A verbatim copy is needed of the lines from the one containing "Generate a web" down to the one containing "var chart = echarts.init(document.getElementById('main'));", inclusive. Print it with no pictures.

[START OF Supplied material]

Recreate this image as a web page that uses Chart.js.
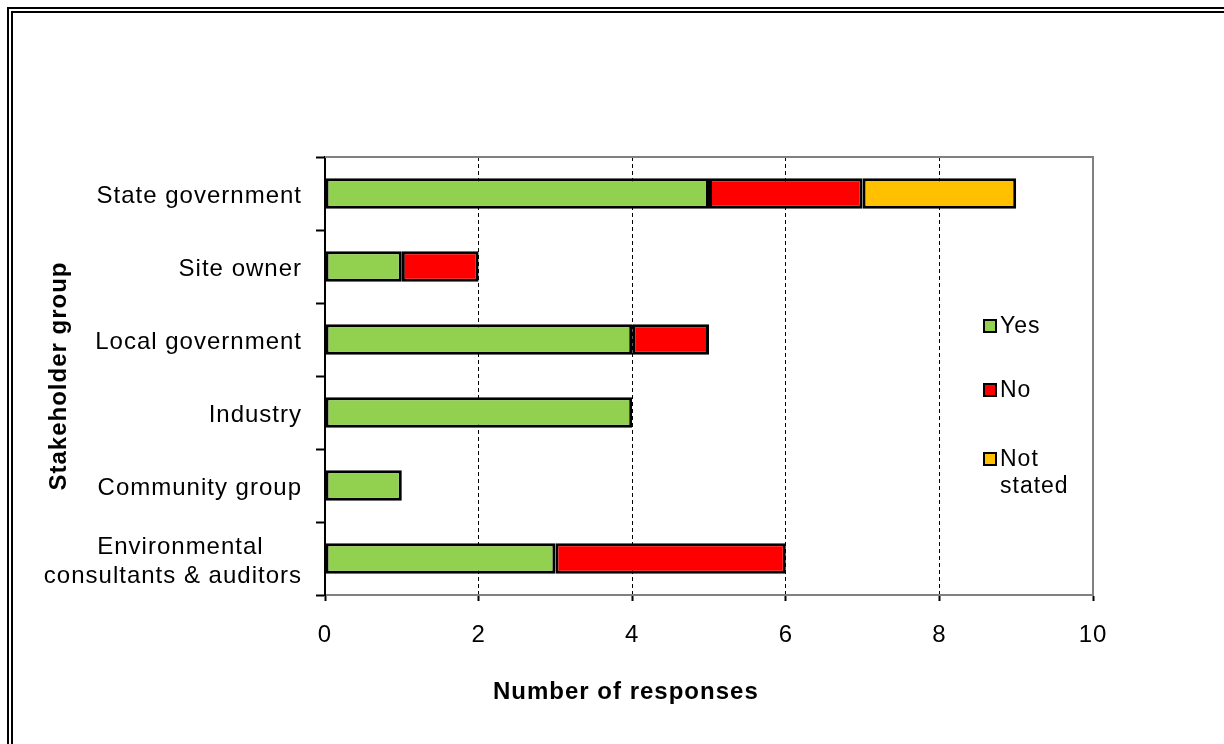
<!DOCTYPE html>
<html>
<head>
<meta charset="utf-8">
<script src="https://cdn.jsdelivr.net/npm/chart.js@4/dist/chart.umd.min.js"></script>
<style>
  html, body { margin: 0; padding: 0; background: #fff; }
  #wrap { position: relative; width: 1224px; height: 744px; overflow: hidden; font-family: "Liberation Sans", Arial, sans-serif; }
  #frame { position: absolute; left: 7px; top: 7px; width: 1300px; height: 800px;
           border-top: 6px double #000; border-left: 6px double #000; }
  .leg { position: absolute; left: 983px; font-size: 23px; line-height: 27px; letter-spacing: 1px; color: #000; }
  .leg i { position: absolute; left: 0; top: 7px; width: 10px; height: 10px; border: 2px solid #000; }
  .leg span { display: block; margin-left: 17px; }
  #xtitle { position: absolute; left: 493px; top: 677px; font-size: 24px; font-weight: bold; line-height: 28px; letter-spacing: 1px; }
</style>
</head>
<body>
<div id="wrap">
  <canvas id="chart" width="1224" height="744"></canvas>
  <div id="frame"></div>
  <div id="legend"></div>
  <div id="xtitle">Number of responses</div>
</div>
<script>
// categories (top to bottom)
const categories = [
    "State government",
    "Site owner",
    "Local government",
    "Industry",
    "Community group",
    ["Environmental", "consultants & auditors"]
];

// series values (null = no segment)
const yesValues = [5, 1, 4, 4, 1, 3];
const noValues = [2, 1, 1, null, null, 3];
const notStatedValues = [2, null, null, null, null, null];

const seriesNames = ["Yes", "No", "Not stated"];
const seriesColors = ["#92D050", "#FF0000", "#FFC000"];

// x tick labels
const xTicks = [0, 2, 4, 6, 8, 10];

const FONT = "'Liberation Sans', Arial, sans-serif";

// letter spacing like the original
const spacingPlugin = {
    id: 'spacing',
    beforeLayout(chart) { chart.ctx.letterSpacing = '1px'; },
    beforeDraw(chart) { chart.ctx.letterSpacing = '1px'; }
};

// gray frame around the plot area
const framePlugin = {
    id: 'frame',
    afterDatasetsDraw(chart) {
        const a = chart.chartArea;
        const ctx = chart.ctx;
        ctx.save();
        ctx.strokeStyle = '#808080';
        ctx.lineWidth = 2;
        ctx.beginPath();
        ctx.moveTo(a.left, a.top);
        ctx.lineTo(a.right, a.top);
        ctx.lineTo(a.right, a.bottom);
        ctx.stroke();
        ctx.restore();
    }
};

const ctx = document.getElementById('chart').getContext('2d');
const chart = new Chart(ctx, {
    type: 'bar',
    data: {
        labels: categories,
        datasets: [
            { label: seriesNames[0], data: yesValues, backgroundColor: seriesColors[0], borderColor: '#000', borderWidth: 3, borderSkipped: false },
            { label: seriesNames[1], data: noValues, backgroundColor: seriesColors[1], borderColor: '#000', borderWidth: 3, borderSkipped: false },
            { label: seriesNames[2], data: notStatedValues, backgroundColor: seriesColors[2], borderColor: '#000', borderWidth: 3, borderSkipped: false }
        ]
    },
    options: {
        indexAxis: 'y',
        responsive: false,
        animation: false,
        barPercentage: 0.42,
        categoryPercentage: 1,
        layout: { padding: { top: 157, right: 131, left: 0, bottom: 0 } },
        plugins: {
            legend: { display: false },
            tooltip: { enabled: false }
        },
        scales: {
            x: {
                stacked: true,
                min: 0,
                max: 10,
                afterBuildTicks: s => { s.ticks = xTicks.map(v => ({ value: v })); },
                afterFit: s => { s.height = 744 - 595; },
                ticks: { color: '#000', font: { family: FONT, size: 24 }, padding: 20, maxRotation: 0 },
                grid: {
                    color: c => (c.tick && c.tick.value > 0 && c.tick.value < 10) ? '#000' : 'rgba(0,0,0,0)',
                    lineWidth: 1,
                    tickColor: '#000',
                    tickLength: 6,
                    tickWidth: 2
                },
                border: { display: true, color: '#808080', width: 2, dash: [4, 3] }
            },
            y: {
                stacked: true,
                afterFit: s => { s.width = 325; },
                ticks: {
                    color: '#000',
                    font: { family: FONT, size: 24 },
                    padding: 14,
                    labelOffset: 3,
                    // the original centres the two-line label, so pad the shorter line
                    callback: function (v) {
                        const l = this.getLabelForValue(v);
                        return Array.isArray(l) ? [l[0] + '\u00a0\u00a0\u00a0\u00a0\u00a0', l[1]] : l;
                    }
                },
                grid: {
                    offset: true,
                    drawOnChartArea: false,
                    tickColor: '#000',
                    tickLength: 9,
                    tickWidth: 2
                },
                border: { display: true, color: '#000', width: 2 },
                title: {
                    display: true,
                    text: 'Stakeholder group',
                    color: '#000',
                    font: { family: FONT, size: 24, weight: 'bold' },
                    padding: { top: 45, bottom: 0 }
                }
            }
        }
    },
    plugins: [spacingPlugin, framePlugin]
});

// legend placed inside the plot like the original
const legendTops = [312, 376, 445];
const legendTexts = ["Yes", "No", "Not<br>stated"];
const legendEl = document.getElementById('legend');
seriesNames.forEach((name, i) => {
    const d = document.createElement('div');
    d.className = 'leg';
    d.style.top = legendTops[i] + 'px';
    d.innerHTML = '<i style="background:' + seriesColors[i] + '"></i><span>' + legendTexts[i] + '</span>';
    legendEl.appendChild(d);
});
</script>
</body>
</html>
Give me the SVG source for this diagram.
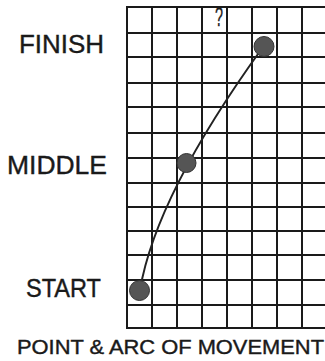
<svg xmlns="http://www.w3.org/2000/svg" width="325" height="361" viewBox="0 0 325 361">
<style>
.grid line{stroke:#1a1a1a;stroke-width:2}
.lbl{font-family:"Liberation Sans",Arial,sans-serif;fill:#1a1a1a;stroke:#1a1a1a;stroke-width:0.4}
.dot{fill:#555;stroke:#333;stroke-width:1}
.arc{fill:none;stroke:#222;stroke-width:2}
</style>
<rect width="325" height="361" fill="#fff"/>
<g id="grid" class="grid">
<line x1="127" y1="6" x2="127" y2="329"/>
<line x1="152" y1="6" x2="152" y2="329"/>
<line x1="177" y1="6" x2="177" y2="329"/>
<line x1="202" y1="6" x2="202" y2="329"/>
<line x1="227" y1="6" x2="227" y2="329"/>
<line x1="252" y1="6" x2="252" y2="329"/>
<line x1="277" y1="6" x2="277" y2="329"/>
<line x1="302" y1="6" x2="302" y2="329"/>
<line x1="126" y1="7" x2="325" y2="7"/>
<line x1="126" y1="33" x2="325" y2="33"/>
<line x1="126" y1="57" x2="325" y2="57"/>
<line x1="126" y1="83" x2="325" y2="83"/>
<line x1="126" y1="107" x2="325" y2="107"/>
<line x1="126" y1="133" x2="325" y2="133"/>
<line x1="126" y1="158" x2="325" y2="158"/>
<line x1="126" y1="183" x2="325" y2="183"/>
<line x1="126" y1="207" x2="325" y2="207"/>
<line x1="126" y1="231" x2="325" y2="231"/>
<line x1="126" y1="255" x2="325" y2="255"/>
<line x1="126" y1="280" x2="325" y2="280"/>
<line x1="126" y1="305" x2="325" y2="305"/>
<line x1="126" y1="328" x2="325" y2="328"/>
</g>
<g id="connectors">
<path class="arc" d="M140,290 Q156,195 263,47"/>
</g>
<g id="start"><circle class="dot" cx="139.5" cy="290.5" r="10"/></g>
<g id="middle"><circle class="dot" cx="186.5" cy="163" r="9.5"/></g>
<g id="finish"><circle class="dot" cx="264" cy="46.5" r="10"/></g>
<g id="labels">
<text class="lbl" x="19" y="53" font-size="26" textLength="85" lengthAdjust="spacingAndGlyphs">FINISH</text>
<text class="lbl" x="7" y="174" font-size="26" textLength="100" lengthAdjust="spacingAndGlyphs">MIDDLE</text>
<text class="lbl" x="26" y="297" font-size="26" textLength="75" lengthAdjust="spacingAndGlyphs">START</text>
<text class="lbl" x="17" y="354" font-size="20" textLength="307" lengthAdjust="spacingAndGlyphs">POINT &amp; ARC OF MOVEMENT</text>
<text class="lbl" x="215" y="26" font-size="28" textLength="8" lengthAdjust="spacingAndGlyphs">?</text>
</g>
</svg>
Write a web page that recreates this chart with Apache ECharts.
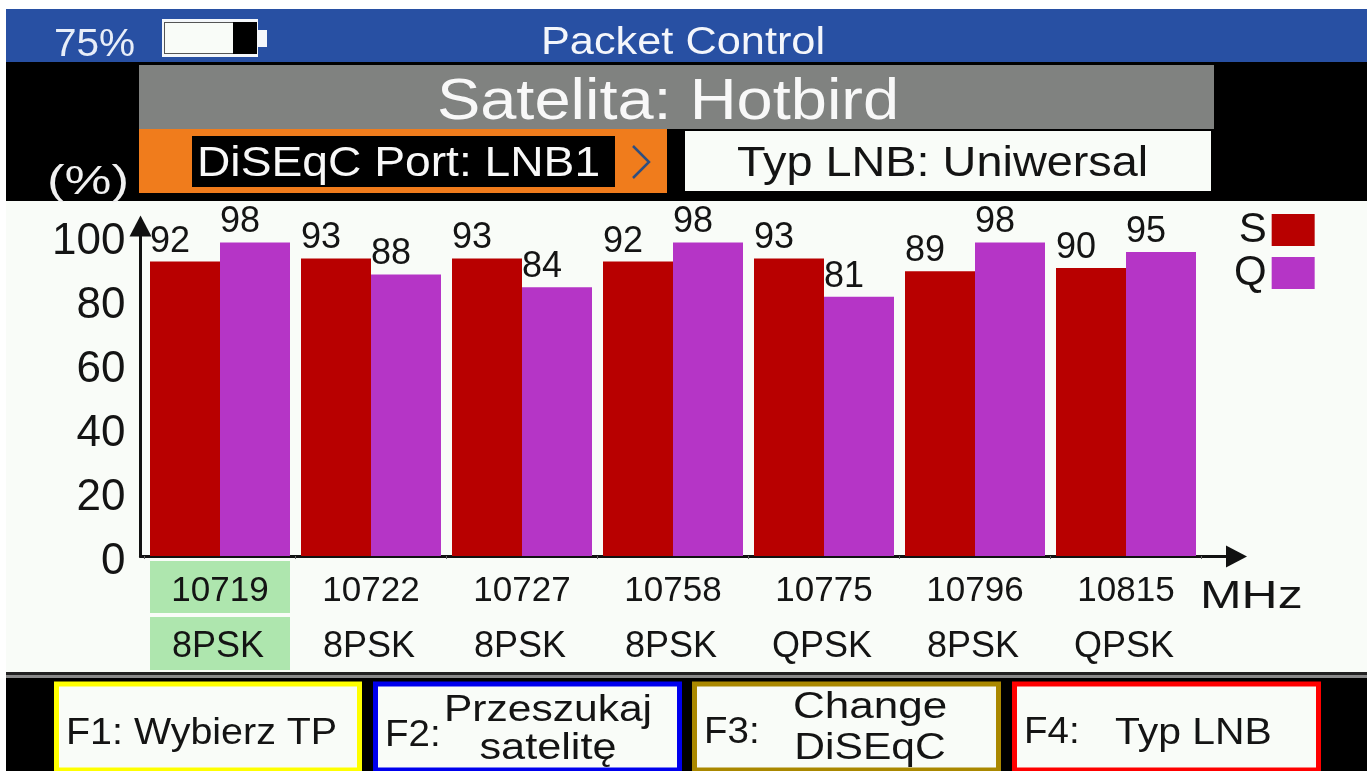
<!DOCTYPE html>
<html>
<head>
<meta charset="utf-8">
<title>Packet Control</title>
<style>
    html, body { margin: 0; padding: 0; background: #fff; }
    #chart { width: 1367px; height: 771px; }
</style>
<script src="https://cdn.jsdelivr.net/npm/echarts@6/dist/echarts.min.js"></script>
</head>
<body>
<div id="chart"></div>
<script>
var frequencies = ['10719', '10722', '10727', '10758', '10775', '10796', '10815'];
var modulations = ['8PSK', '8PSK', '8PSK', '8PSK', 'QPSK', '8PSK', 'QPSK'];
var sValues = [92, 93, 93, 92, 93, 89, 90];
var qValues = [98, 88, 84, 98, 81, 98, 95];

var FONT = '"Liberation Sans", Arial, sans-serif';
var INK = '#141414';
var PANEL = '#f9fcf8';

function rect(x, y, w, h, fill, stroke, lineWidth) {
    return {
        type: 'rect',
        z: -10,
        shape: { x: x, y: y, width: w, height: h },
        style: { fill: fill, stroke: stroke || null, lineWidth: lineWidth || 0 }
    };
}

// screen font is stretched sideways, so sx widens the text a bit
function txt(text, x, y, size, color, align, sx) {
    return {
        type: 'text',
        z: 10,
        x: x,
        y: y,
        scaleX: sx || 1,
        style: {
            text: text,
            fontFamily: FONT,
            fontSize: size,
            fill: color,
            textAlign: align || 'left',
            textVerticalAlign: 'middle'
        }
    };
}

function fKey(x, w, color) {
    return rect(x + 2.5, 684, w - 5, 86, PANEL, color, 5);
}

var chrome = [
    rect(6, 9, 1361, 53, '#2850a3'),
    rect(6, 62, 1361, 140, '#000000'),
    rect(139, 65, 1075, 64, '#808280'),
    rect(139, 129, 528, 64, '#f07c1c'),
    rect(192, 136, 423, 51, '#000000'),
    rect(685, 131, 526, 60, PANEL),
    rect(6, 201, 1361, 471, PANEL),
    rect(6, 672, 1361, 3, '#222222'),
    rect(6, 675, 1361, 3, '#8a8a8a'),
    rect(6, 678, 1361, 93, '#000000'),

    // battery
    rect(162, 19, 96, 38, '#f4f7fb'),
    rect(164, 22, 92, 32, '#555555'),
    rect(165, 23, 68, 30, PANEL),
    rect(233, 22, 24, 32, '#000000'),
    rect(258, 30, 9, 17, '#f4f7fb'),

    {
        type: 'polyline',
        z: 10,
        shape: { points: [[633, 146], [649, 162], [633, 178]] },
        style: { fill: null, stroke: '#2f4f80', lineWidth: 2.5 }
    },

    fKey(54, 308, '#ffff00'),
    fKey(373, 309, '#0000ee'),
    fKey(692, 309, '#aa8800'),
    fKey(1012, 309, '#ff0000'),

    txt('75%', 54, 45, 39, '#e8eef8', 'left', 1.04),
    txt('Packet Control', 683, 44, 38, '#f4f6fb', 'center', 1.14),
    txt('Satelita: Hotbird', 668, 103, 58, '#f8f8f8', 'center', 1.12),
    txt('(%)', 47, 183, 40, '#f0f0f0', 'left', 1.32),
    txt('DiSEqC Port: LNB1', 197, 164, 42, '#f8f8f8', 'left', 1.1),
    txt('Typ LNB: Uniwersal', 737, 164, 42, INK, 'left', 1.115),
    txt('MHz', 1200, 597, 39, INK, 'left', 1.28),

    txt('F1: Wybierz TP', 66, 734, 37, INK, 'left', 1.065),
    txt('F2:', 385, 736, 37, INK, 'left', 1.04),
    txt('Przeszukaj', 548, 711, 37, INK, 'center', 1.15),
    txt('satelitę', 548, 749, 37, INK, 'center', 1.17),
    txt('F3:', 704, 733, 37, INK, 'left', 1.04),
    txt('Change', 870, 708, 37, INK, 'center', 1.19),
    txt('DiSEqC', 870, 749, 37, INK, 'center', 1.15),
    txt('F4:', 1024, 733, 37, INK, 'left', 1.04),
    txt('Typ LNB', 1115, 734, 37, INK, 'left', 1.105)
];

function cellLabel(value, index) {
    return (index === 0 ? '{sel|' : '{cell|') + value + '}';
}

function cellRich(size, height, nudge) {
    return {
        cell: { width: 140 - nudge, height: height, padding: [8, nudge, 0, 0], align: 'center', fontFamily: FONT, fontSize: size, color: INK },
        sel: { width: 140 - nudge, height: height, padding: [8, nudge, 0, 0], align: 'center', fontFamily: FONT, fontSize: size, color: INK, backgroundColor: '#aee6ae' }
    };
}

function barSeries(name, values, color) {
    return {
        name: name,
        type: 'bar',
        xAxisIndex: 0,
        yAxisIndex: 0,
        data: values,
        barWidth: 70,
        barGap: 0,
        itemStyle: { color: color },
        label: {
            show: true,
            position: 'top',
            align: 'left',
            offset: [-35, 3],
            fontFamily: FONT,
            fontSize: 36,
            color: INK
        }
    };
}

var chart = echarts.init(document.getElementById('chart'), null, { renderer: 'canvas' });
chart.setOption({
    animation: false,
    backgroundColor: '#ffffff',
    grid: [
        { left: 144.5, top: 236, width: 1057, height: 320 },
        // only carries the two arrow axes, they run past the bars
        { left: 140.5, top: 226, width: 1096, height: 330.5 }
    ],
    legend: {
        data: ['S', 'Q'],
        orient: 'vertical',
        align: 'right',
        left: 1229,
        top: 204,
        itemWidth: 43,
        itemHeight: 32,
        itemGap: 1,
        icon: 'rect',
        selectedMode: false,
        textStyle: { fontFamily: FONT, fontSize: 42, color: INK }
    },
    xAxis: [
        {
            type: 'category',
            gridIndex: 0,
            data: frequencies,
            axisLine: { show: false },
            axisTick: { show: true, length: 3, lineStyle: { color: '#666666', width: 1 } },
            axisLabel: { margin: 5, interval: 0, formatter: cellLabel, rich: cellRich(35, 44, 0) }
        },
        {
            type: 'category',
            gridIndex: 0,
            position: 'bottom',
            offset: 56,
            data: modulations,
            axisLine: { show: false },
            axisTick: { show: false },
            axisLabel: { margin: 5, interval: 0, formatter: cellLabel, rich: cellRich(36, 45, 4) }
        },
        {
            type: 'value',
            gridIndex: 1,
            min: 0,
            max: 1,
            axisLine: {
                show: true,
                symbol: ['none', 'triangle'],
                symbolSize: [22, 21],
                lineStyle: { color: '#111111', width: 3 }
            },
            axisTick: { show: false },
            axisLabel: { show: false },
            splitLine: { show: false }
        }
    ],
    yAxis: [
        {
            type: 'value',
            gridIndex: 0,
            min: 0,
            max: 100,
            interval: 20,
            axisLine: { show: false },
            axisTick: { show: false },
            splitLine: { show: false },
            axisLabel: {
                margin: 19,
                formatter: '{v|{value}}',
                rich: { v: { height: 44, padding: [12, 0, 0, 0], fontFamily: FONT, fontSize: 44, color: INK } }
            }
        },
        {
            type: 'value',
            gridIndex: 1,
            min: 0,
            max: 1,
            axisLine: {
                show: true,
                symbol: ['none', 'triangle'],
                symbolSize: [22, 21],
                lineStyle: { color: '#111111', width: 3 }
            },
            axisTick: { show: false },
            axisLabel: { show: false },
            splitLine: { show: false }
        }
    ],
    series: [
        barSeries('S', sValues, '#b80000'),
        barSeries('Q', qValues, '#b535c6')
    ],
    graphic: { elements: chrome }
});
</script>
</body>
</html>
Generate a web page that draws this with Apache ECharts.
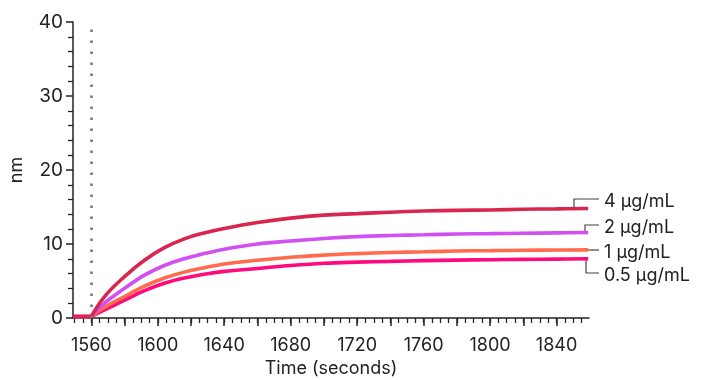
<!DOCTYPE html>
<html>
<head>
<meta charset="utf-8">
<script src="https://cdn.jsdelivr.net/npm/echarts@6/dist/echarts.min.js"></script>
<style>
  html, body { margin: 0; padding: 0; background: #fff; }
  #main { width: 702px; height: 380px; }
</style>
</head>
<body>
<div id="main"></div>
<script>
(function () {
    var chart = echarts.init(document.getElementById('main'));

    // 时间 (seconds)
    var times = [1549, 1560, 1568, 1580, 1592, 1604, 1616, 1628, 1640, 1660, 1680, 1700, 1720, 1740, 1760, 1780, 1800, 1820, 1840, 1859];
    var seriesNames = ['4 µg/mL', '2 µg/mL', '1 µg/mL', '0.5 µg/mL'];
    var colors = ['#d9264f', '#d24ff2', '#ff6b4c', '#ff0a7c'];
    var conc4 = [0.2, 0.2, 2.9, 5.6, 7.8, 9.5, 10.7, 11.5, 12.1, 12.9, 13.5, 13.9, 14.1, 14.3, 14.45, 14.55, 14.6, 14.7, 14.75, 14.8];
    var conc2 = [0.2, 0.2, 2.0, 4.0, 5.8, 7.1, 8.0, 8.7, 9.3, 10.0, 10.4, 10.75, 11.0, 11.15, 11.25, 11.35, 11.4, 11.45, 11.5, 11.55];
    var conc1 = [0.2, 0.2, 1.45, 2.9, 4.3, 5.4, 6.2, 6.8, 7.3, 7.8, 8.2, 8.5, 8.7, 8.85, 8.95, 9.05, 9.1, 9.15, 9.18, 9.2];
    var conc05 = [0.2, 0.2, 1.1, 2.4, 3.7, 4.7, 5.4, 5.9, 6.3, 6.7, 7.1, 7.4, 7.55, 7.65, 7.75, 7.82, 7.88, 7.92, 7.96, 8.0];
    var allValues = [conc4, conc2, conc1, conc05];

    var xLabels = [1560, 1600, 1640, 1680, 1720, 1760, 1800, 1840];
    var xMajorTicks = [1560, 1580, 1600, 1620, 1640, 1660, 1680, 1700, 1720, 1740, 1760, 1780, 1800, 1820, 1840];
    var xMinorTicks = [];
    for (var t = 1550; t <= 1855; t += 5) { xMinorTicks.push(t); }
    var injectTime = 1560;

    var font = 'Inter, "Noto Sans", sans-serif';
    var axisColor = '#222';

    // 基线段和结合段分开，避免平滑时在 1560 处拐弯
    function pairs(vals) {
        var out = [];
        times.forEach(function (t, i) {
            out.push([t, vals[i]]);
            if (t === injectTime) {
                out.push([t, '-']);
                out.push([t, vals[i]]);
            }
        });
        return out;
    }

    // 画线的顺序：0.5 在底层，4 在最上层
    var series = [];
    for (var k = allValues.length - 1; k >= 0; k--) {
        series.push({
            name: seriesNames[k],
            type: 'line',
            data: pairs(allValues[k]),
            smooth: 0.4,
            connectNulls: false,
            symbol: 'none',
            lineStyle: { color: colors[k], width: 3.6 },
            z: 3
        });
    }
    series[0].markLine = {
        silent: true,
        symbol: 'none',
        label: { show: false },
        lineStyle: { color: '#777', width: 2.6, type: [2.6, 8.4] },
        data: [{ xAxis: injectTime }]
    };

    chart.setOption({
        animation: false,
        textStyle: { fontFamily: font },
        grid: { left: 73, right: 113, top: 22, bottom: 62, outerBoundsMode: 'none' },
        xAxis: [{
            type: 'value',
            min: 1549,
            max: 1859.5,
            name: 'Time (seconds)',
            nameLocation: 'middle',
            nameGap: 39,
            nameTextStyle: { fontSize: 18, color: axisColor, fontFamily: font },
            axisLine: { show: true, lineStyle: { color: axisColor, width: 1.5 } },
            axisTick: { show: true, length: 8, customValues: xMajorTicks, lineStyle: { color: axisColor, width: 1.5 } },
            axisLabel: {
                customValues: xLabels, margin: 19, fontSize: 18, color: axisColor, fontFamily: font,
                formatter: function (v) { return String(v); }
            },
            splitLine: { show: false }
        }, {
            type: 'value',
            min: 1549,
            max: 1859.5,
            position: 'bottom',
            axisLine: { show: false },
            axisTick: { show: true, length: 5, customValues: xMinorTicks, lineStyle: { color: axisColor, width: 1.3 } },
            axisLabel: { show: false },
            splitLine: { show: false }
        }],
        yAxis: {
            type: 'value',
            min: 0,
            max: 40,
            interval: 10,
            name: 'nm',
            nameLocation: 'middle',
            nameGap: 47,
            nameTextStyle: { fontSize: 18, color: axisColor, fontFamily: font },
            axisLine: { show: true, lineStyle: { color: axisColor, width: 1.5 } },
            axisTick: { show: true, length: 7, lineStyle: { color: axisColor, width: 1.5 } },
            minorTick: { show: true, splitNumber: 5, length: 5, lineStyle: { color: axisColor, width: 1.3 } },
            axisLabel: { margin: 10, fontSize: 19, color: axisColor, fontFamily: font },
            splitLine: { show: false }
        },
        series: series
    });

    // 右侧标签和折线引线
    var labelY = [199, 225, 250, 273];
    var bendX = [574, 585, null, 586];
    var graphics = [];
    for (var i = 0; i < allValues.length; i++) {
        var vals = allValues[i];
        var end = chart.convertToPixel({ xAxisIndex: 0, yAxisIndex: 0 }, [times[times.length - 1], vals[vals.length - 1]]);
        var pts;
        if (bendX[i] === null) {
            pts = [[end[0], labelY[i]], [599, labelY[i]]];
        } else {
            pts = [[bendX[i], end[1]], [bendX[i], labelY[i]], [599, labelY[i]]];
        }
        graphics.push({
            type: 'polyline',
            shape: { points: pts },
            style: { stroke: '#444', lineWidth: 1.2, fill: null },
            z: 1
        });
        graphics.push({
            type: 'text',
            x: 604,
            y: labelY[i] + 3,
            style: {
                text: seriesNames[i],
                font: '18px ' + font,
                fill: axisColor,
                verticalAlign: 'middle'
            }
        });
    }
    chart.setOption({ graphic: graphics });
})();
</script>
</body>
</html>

[END OF Supplied material]

Response for this exercise
Generate a web page that draws this with Apache ECharts.
<!DOCTYPE html>
<html>
<head>
<meta charset="utf-8">
<script src="https://cdn.jsdelivr.net/npm/echarts@6/dist/echarts.min.js"></script>
<style>
  html, body { margin: 0; padding: 0; background: #fff; }
  #main { width: 702px; height: 380px; }
</style>
</head>
<body>
<div id="main"></div>
<script>
(function () {
    var chart = echarts.init(document.getElementById('main'));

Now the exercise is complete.